Bryconops chernoffi
- Conservation status: Data Deficient (IUCN 3.1)

Scientific classification
- Kingdom: Animalia
- Phylum: Chordata
- Class: Actinopterygii
- Order: Characiformes
- Family: Iguanodectidae
- Genus: Bryconops
- Species: B. chernoffi
- Binomial name: Bryconops chernoffi Silva-Oliveira, Lima & Bogotá-Gregory, 2018

= Bryconops chernoffi =

- Authority: Silva-Oliveira, Lima & Bogotá-Gregory, 2018
- Conservation status: DD

Species of ray-finned fish

Bryconops chernoffi s a small species of freshwater ray-finned fish belonging to the family Iguanodectidae. This fish is found in the rivers of Brazil. Specifically, it is found in the Rio Maicuru and Rio Ipixuna; the latter is a tributary of the former, which is a tributary of the Amazon River main. B. chernoffi demonstrates a preference for clear-water streams with sandy and rocky bottoms.

Bryconops chernoffi is one of the more recent contributions to the genus, and is named after Professor Barry Chernoff, an American ichthyologist responsible for many contributions to the knowledge of the genus Bryconops. It is known to peacefully live alongside various other freshwater fish.

== Description ==
Bryconops chernoffi ranges from 3.86 to 7.59 cm SL (standard length), with a holotype of 5.96 cm SL. This places it slightly to the smaller side of average for a member of Bryconops, as fish therein are usually between 6 and 8 inches SL. It has a somewhat convex underside, with the deepest point of its body located just in front of the origin of the dorsal fin.

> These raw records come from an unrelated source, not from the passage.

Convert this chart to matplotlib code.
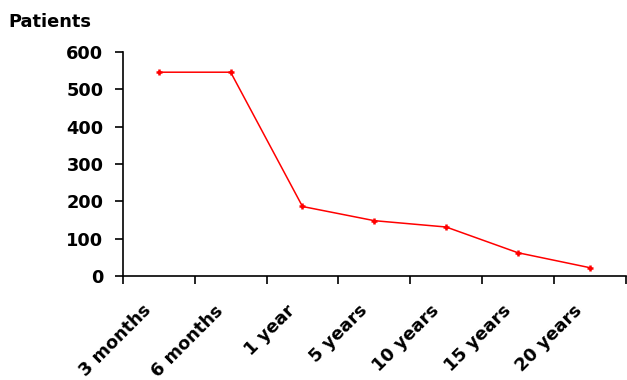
import numpy as np
import matplotlib
matplotlib.use("Agg")
import matplotlib.pyplot as plt
from matplotlib.transforms import ScaledTranslation

# Patients remaining at each follow-up interval
periods = ["3 months", "6 months", "1 year", "5 years", "10 years", "15 years", "20 years"]
patients = [546, 546, 186, 148, 131, 62, 22]
y_ticks = [0, 100, 200, 300, 400, 500, 600]

plt.rcParams.update({
    "font.family": ["DejaVu Sans"],
    "font.weight": "bold",
    "font.size": 12.8,
})

fig = plt.figure(figsize=(6.27, 3.8), dpi=100)
ax = fig.add_axes([0.196, 0.274, 0.802, 0.589])

x = np.arange(len(periods))
ax.plot(x, patients, color="#ff0000", linewidth=1.1, marker="+",
        markersize=5, markeredgewidth=1.8)

ax.set_xlim(-0.5, len(periods) - 0.5)
ax.set_ylim(0, 600)
ax.set_yticks(y_ticks)
ax.set_yticklabels([str(v) for v in y_ticks], fontweight="bold")

# ticks sit between categories, labels at the centres
ax.set_xticks(np.arange(len(periods) + 1) - 0.5)
ax.set_xticklabels([])
ax.set_xticks(x, minor=True)
ax.set_xticklabels(periods, minor=True, rotation=45, ha="right", va="center",
                   rotation_mode="anchor", fontweight="bold")
ax.tick_params(axis="x", which="minor", length=0, pad=0)
ax.tick_params(axis="x", which="major", length=6, width=1.2)
ax.tick_params(axis="y", length=6, width=1.2, pad=8)

# shift the slanted labels so their ends sit just below-left of each point
shift = ScaledTranslation(-0.10, -0.32, fig.dpi_scale_trans)
for lbl in ax.get_xticklabels(minor=True):
    lbl.set_transform(lbl.get_transform() + shift)

for side in ("top", "right"):
    ax.spines[side].set_visible(False)
for side in ("left", "bottom"):
    ax.spines[side].set_linewidth(1.2)

fig.text(0.013, 1 - 27 / 380, "Patients", fontsize=12.8, fontweight="bold",
         va="baseline")

fig.savefig("out.png", dpi=100)
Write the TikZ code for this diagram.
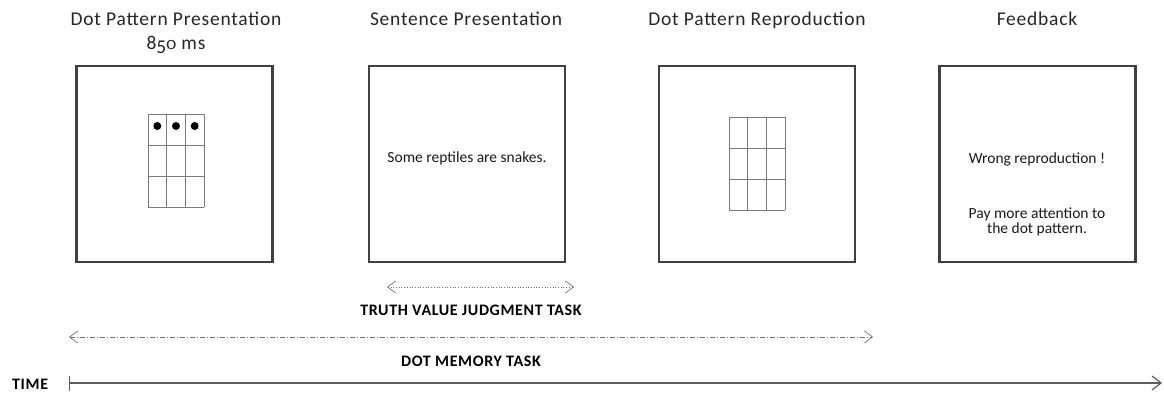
\documentclass[tikz,border=0pt]{standalone}
\usepackage{fontspec}
\setmainfont{Carlito}
\newfontfamily\spaced{Carlito}[LetterSpace=4]
\usetikzlibrary{arrows.meta}
\definecolor{frame}{HTML}{404040}
\definecolor{gridc}{HTML}{7A7A7A}
\definecolor{arrowc}{HTML}{707070}
% old-style figures for the duration: 5 drops below the baseline, 0 sits at x-height
\newcommand\osfive{\raisebox{-0.2em}{5}}
\newcommand\oszero{\scalebox{1}[0.72]{0}}
\begin{document}
\begin{tikzpicture}[x=1pt,y=-1pt,
  screen/.style={draw=frame,line width=2.2pt,minimum width=196pt,minimum height=196pt,inner sep=0pt},
  title/.style={font=\spaced\fontsize{19.5}{22}\selectfont,align=center,text=black!85},
  msg/.style={font=\fontsize{15.5}{17}\selectfont,align=center,text=black!90},
  tasklabel/.style={font=\spaced\bfseries\fontsize{16}{18}\selectfont},
  gridline/.style={draw=gridc,line width=0.8pt},
  span/.style={arrowc,line width=0.7pt,{Straight Barb[length=8pt,width=12pt,line width=0.7pt]}-{Straight Barb[length=8pt,width=12pt,line width=0.7pt]}},
]
\useasboundingbox (0,0) rectangle (1164,396);

% titles
\node[title,anchor=base] (t1) at (176,26) {Dot Pattern Presentation};
\node[title,anchor=base] (t1b) at (176,50) {8\osfive\oszero\ ms};
\node[title,anchor=base] (t2) at (466,26) {Sentence Presentation};
\node[title,anchor=base] (t3) at (757,26) {Dot Pattern Reproduction};
\node[title,anchor=base] (t4) at (1037,26) {Feedback};

% screens
\node[screen] (s1) at (174.5,164) {};
\node[screen] (s2) at (467,164) {};
\node[screen] (s3) at (757,164) {};
\node[screen] (s4) at (1037.5,164) {};

% dot pattern grid (3 x 3 cells) with three dots in the top row
\foreach \i in {0,1,2,3} {
  \draw[gridline] (148+18.67*\i,114) -- (148+18.67*\i,207);
  \draw[gridline] (148,114+31*\i) -- (204,114+31*\i);
}
\foreach \cx in {157.3,176,194.7} \fill (\cx,126) circle (4);

% empty grid for the reproduction screen
\foreach \i in {0,1,2,3} {
  \draw[gridline] (729+18.67*\i,117) -- (729+18.67*\i,210);
  \draw[gridline] (729,117+31*\i) -- (785,117+31*\i);
}

% screen texts
\node[msg,anchor=base] (m2) at (467,162) {Some reptiles are snakes.};
\node[msg,anchor=base] (m4a) at (1037,163) {Wrong reproduction !};
\node[msg,anchor=base] (m4b) at (1037,218) {Pay more attention to};
\node[msg,anchor=base] (m4c) at (1037,233) {the dot pattern.};

% task spans
\coordinate (tvL) at (387,287);
\coordinate (tvR) at (574,287);
\draw[span,dotted] (tvL) -- (tvR);
\node[tasklabel,anchor=base] (tvlab) at (471,315) {TRUTH VALUE JUDGMENT TASK};

\coordinate (dmL) at (69,337);
\coordinate (dmR) at (873,337);
\draw[span,dash pattern=on 5pt off 2pt on 1pt off 2pt] (dmL) -- (dmR);
\node[tasklabel,anchor=base] (dmlab) at (471,366) {DOT MEMORY TASK};

% time axis
\node[tasklabel,anchor=base west,inner sep=0pt] (time) at (12,389) {TIME};
\coordinate (t0) at (69,383);
\coordinate (tEnd) at (1162,383);
\draw[frame!85,line width=0.7pt] (69,376) -- (69,391);
\draw[frame!85,line width=2pt,-{Straight Barb[length=9pt,width=14pt,line width=1.2pt]}] (t0) -- (tEnd);
\end{tikzpicture}
\end{document}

The body is generally dark-gray, with a silvery belly and silvery region around the eye; the dark-gray portions retain prominence when a specimen is preserved in alcohol. The snout and mouth are a light brown color. There may be some red coloration on the forward portion of the dorsal fin, which is otherwise dark; a dark dorsal fin is only otherwise seen in congener Bryconops piracolina when it comes to features of Bryconops as a genus.

Bryconops chernoffi bears similarities to several congeners, but has some features that can be used to differentiate it. One thing unique to B. chernoffi in the genus Bryconops is a streak of dark pigmentation along the location of the cleithrum (a bone that could be compared to a shoulder blade, found spanning from the pectoral fin to the top of the cranium). Such a marking is rare even amongst Characiformes as a whole. B. chernoffi is similar to B. allisoni, but has fewer predorsal scales (8–9 vs. 10–12, respectively). Congener B. rheoruber has the same number of predorsal scales, but is dissimilar in that it has fewer teeth.

== Taxonomy ==
Named in 2018, B. chernoffi has retained its original designation as a member of Bryconops. It belongs to the subgenus Creatochanes, one of the two subgenera; the other subgenus is the nominal Bryconops. It has a place in Creatochanes due to the bony and well-denticulated gill rakers, plus the presence of 1-3 teeth on either side of the maxillae.

To compare, members of the Bryconops subgenus have no teeth on the maxillae, rarely one, and the gill rakers are poorly-denticulated. This is part of why B. chernoffi and B. rheoruber can be told apart; B. rheoruber is a part of subgenus Bryconops.

=== Etymology ===
The specific name "chernoffi" honors Professor Barry Chernoff, an American ichthyologist with many contributions to the knowledge of Bryconops and to ichthyology as a field. He has described or co-authored original descriptions of various species of Bryconops. Chernoff is aware of his namesake, and learned of it via what he thought was a "junk email" that turned out to be a notification of a new species. He wrote to the authors of the original description to thank them for their homage, saying it is "the honor of a lifetime".

== Distribution and ecology ==
Bryconops chernoffi was originally collected from the Rio Maicuru, a tributary of the Amazon River main. Specifically, it was collected from a small pool in the Rio Ipixuna, which is itself a tributary of the Maicuru. It demonstrates a preference for clear waters over a substrate of sand and/or rocks. Little else is known of its behavior or habits.

=== Conservation status ===
Bryconops chernoffi has not been evaluated by the IUCN. There is protection in place around parts of its natural environment in the form of two ecological and biological reserves that the Maicuru river passes through, the Maicuru and Grão-Pará. These areas were legally codified as recently as 2006, offering B. chernoffi not only environmental protection but precedent for the establishment of further biological reserves that may cover the rest of its territory.